WHAT YOU ARE ASKED TO DO:
Your task is to retype the lines from the opening of the material through the line that includes "from matplotlib.ticker import". Do not copy the pictures.

— START —

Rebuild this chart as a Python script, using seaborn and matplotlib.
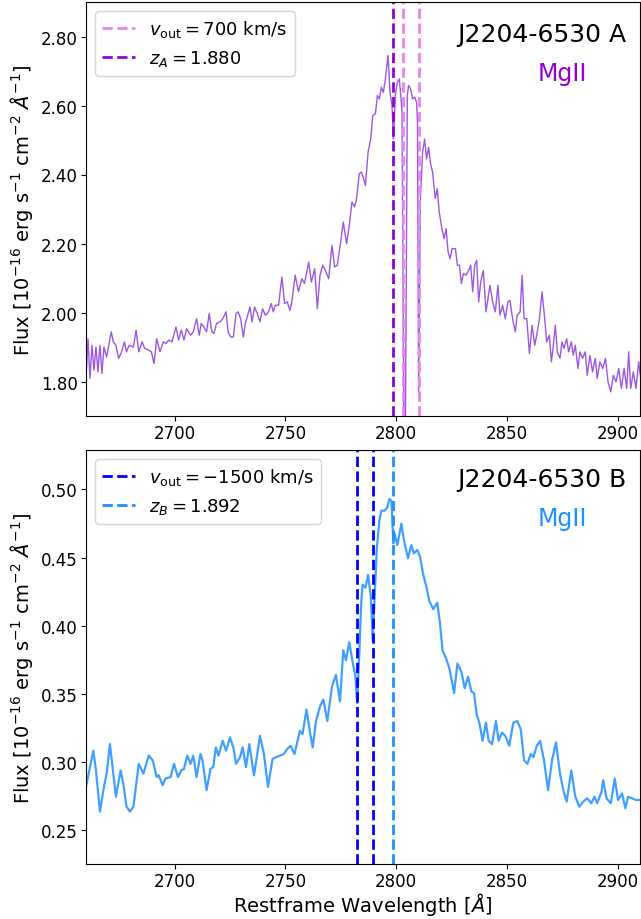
import numpy as np
import pandas as pd
import matplotlib
matplotlib.use("Agg")
import matplotlib.pyplot as plt
import seaborn as sns
from matplotlib.ticker import FormatStrFormatter

# --- J2204-6530 A (restframe wavelength [A], flux [1e-16 erg/s/cm2/A]) ---
wave_a = [
    2660.0, 2660.9, 2661.8, 2662.7, 2663.6, 2664.5, 2665.4, 2666.3, 2667.2, 2668.1,
    2669.3, 2671.4, 2672.3, 2673.5, 2674.7, 2676.1, 2677.3, 2678.3, 2679.5, 2681.4,
    2682.6, 2683.8, 2685.3, 2686.5, 2688.3, 2689.5, 2690.7, 2691.9, 2693.4, 2694.9,
    2696.1, 2697.3, 2698.8, 2700.6, 2701.8, 2703.0, 2704.2, 2705.4, 2707.2, 2708.4,
    2709.9, 2711.1, 2712.0, 2713.2, 2714.4, 2715.6, 2716.8, 2717.7, 2718.9, 2720.5,
    2721.7, 2723.2, 2724.1, 2725.3, 2726.5, 2727.7, 2728.6, 2729.8, 2731.0, 2731.9,
    2734.0, 2734.9, 2736.1, 2737.3, 2738.5, 2739.7, 2740.9, 2742.4, 2743.6, 2744.5,
    2745.4, 2746.9, 2748.4, 2749.6, 2750.8, 2752.0, 2752.9, 2754.4, 2755.9, 2757.4,
    2758.6, 2760.5, 2761.7, 2763.2, 2764.4, 2765.6, 2766.8, 2768.0, 2769.5, 2771.0,
    2772.2, 2773.4, 2774.6, 2776.1, 2777.6, 2778.8, 2780.0, 2781.2, 2782.1, 2783.3,
    2784.2, 2785.1, 2786.1, 2787.3, 2788.5, 2789.4, 2790.6, 2791.5, 2792.4, 2793.3,
    2794.2, 2795.1, 2796.3, 2797.2, 2798.1, 2798.7, 2799.6, 2800.5, 2801.4, 2802.3,
    2802.6, 2803.5, 2804.1, 2805.0, 2805.6, 2806.5, 2807.4, 2808.3, 2809.2, 2809.6,
    2810.1, 2810.9, 2811.9, 2812.8, 2813.7, 2814.6, 2815.5, 2816.4, 2817.6, 2818.5,
    2819.4, 2820.6, 2821.6, 2822.5, 2823.4, 2824.3, 2825.2, 2826.7, 2827.6, 2828.5,
    2829.4, 2830.3, 2831.5, 2832.7, 2833.6, 2834.5, 2835.4, 2836.3, 2837.2, 2838.1,
    2839.3, 2840.5, 2841.4, 2842.3, 2843.5, 2844.7, 2845.9, 2846.8, 2848.0, 2849.2,
    2850.4, 2851.3, 2852.5, 2853.7, 2854.6, 2855.9, 2856.8, 2857.7, 2858.9, 2860.1,
    2861.3, 2862.5, 2863.4, 2864.6, 2865.8, 2867.0, 2867.9, 2869.1, 2870.0, 2870.9,
    2871.8, 2872.7, 2873.9, 2874.8, 2875.7, 2876.9, 2877.8, 2879.0, 2879.9, 2880.8,
    2882.0, 2882.9, 2884.1, 2885.3, 2886.2, 2887.4, 2888.6, 2889.8, 2890.7, 2891.9,
    2893.2, 2894.4, 2895.6, 2896.8, 2898.0, 2899.2, 2900.4, 2901.6, 2902.8, 2904.0,
    2904.9, 2905.8, 2907.0, 2908.2, 2909.4, 2910.5,
]
flux_a = [
    1.809, 1.924, 1.809, 1.905, 1.833, 1.900, 1.828, 1.905, 1.823, 1.900,
    1.871, 1.944, 1.915, 1.905, 1.867, 1.886, 1.915, 1.886, 1.905, 1.900,
    1.949, 1.886, 1.915, 1.896, 1.891, 1.886, 1.852, 1.924, 1.886, 1.915,
    1.910, 1.920, 1.915, 1.958, 1.920, 1.949, 1.920, 1.953, 1.934, 1.944,
    1.982, 1.934, 1.968, 1.958, 1.944, 1.997, 1.944, 1.939, 1.968, 1.973,
    1.982, 2.002, 1.944, 1.929, 1.929, 1.997, 2.002, 1.982, 1.929, 1.968,
    2.016, 1.973, 2.016, 1.997, 1.973, 2.011, 1.992, 2.002, 2.026, 2.002,
    2.021, 2.021, 2.103, 2.026, 2.031, 2.006, 2.031, 2.108, 2.060, 2.098,
    2.084, 2.146, 2.088, 2.127, 2.011, 2.108, 2.137, 2.122, 2.098, 2.195,
    2.132, 2.137, 2.190, 2.262, 2.199, 2.252, 2.320, 2.306, 2.330, 2.402,
    2.407, 2.392, 2.368, 2.465, 2.503, 2.571, 2.576, 2.629, 2.619, 2.653,
    2.638, 2.677, 2.745, 2.638, 2.600, 2.503, 2.629, 2.667, 2.677, 2.609,
    2.580, 1.620, 1.620, 2.630, 2.658, 2.648, 2.619, 2.624, 2.609, 2.550,
    1.760, 2.330, 2.465, 2.503, 2.445, 2.479, 2.431, 2.407, 2.330, 2.359,
    2.291, 2.243, 2.214, 2.243, 2.175, 2.156, 2.185, 2.185, 2.137, 2.137,
    2.084, 2.113, 2.108, 2.122, 2.137, 2.060, 2.137, 2.151, 2.031, 2.088,
    2.122, 2.002, 2.040, 2.079, 2.031, 2.002, 2.079, 1.992, 2.021, 1.982,
    2.031, 2.035, 1.982, 1.944, 1.992, 2.002, 2.108, 1.982, 1.982, 1.881,
    1.963, 1.905, 1.934, 1.982, 2.060, 1.982, 1.915, 1.934, 1.857, 1.905,
    1.963, 1.886, 1.867, 1.915, 1.896, 1.924, 1.886, 1.915, 1.876, 1.905,
    1.838, 1.886, 1.867, 1.886, 1.818, 1.876, 1.828, 1.867, 1.809, 1.857,
    1.838, 1.867, 1.799, 1.770, 1.818, 1.799, 1.838, 1.780, 1.838, 1.780,
    1.886, 1.780, 1.828, 1.780, 1.857, 1.800,
]

# --- J2204-6530 B ---
wave_b = [
    2660.0, 2661.5, 2663.3, 2664.5, 2666.3, 2668.1, 2669.3, 2670.8, 2672.3, 2673.5,
    2675.6, 2676.8, 2678.3, 2679.8, 2681.4, 2683.8, 2685.9, 2688.3, 2690.1, 2691.9,
    2692.8, 2694.6, 2695.8, 2698.2, 2699.7, 2701.5, 2703.0, 2704.2, 2705.7, 2707.2,
    2708.4, 2709.9, 2711.7, 2712.6, 2714.4, 2716.2, 2717.4, 2718.6, 2719.8, 2721.7,
    2723.2, 2725.0, 2726.5, 2727.7, 2729.5, 2730.7, 2732.2, 2733.7, 2735.8, 2737.3,
    2738.5, 2740.3, 2742.1, 2744.2, 2745.7, 2747.5, 2749.3, 2750.8, 2752.3, 2754.1,
    2756.5, 2757.7, 2759.5, 2761.1, 2762.3, 2763.8, 2765.6, 2767.1, 2768.9, 2771.0,
    2772.8, 2774.6, 2776.1, 2777.3, 2778.8, 2780.3, 2781.5, 2782.4, 2783.3, 2784.2,
    2784.8, 2786.1, 2787.3, 2788.5, 2789.4, 2790.3, 2791.2, 2792.4, 2793.3, 2794.8,
    2796.0, 2796.9, 2797.8, 2798.7, 2799.3, 2800.5, 2802.3, 2803.5, 2805.3, 2806.8,
    2808.0, 2809.5, 2810.7, 2812.2, 2813.7, 2814.9, 2816.7, 2818.5, 2819.7, 2820.9,
    2822.5, 2824.0, 2826.1, 2827.6, 2829.4, 2830.9, 2832.4, 2833.9, 2835.1, 2836.3,
    2837.5, 2839.0, 2840.5, 2841.7, 2843.2, 2845.0, 2846.2, 2847.7, 2849.2, 2851.0,
    2852.8, 2854.6, 2856.2, 2857.7, 2859.2, 2860.7, 2861.9, 2863.4, 2864.9, 2866.7,
    2868.5, 2870.3, 2872.1, 2873.9, 2875.4, 2876.9, 2879.0, 2880.8, 2882.6, 2884.4,
    2886.2, 2888.0, 2889.5, 2890.7, 2892.6, 2893.4, 2894.9, 2896.8, 2898.6, 2900.1,
    2901.9, 2903.4, 2904.6, 2906.4, 2908.2, 2910.0,
]
flux_b = [
    0.2816, 0.2937, 0.3082, 0.2937, 0.2635, 0.2816, 0.2913, 0.3130, 0.2913, 0.2744,
    0.2937, 0.2841, 0.2671, 0.2635, 0.2671, 0.2986, 0.2913, 0.3046, 0.3010, 0.2889,
    0.2901, 0.2829, 0.2877, 0.2889, 0.2986, 0.2889, 0.2937, 0.2949, 0.3046, 0.2986,
    0.3046, 0.2889, 0.3058, 0.3010, 0.2792, 0.2949, 0.2961, 0.3106, 0.3046, 0.3155,
    0.3082, 0.3179, 0.3106, 0.2986, 0.3034, 0.3106, 0.2961, 0.3130, 0.2901, 0.3058,
    0.3191, 0.3058, 0.2816, 0.3022, 0.3034, 0.3046, 0.3058, 0.3094, 0.3118, 0.3058,
    0.3227, 0.3203, 0.3384, 0.3215, 0.3106, 0.3300, 0.3408, 0.3457, 0.3300, 0.3553,
    0.3638, 0.3444, 0.3819, 0.3746, 0.3879, 0.3734, 0.3638, 0.3432, 0.3783, 0.4169,
    0.4302, 0.4278, 0.4374, 0.4217, 0.3891, 0.4217, 0.4556, 0.4773, 0.4845, 0.4845,
    0.4870, 0.4930, 0.4918, 0.4604, 0.4676, 0.4592, 0.4749, 0.4628, 0.4495, 0.4592,
    0.4531, 0.4556, 0.4507, 0.4374, 0.4278, 0.4181, 0.4121, 0.4169, 0.4024, 0.3819,
    0.3758, 0.3686, 0.3505, 0.3722, 0.3662, 0.3541, 0.3626, 0.3517, 0.3505, 0.3348,
    0.3287, 0.3155, 0.3287, 0.3155, 0.3130, 0.3300, 0.3155, 0.3215, 0.3191, 0.3118,
    0.3287, 0.3300, 0.3239, 0.3010, 0.2986, 0.3058, 0.3034, 0.3118, 0.3155, 0.3010,
    0.2792, 0.3010, 0.3143, 0.2913, 0.2792, 0.2708, 0.2937, 0.2744, 0.2671, 0.2708,
    0.2732, 0.2696, 0.2744, 0.2696, 0.2780, 0.2865, 0.2732, 0.2696, 0.2877, 0.2720,
    0.2768, 0.2659, 0.2744, 0.2732, 0.2720, 0.2720,
]

# line positions
mg_mean = 2798.75
vout_a_lines = [2802.9, 2810.1]     # v_out = +700 km/s
vout_b_lines = [2782.4, 2789.5]     # v_out = -1500 km/s

df_a = pd.DataFrame({"wave": wave_a, "flux": flux_a})
df_b = pd.DataFrame({"wave": wave_b, "flux": flux_b})

fig, (ax1, ax2) = plt.subplots(2, 1, figsize=(6.41, 9.2), dpi=100)
ax1.set_position([86 / 641, 1 - 417 / 920, 554 / 641, 414 / 920])
ax2.set_position([86 / 641, 1 - 865 / 920, 554 / 641, 414 / 920])

# top panel
sns.lineplot(data=df_a, x="wave", y="flux", ax=ax1, color="#8a3be2",
             alpha=0.85, linewidth=1.0, estimator=None)
for i, w in enumerate(vout_a_lines):
    ax1.axvline(w, color="violet", ls="--", lw=2,
                label=r"$v_{\rm out} = 700$ km/s" if i == 0 else None)
ax1.axvline(mg_mean, color="darkviolet", ls="--", lw=2, label=r"$z_A = 1.880$")
ax1.set_xlim(2660, 2910)
ax1.set_ylim(1.70, 2.90)
ax1.text(0.975, 0.905, "J2204-6530 A", transform=ax1.transAxes, ha="right",
         va="baseline", fontsize=18)
ax1.text(0.859, 0.812, "MgII", transform=ax1.transAxes, ha="center",
         va="baseline", fontsize=17, color="darkviolet")
ax1.legend(loc="upper left", fontsize=13, handlelength=1.8)

# bottom panel
sns.lineplot(data=df_b, x="wave", y="flux", ax=ax2, color="dodgerblue",
             alpha=0.85, linewidth=1.6, estimator=None)
for i, w in enumerate(vout_b_lines):
    ax2.axvline(w, color="blue", ls="--", lw=2,
                label=r"$v_{\rm out} = -1500$ km/s" if i == 0 else None)
ax2.axvline(mg_mean, color="dodgerblue", ls="--", lw=2, label=r"$z_B = 1.892$")
ax2.set_xlim(2660, 2910)
ax2.set_ylim(0.225, 0.529)
ax2.text(0.975, 0.912, "J2204-6530 B", transform=ax2.transAxes, ha="right",
         va="baseline", fontsize=18)
ax2.text(0.859, 0.818, "MgII", transform=ax2.transAxes, ha="center",
         va="baseline", fontsize=17, color="dodgerblue")
ax2.legend(loc="upper left", fontsize=13, handlelength=1.8)

ylab = r"Flux [$10^{-16}$ erg s$^{-1}$ cm$^{-2}$ $\AA^{-1}$]"
for ax in (ax1, ax2):
    ax.set_ylabel(ylab, fontsize=14)
    ax.set_xlabel("")
    ax.tick_params(labelsize=12, length=3.5, pad=2.5)
    ax.yaxis.set_major_formatter(FormatStrFormatter("%.2f"))
ax2.set_xlabel(r"Restframe Wavelength [$\AA$]", fontsize=14, labelpad=0)

fig.savefig("out.png", dpi=100)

— END —

EXERCISE ANSWER:
Rebuild this chart as a Python script, using seaborn and matplotlib.
import numpy as np
import pandas as pd
import matplotlib
matplotlib.use("Agg")
import matplotlib.pyplot as plt
import seaborn as sns
from matplotlib.ticker import FormatStrFormatter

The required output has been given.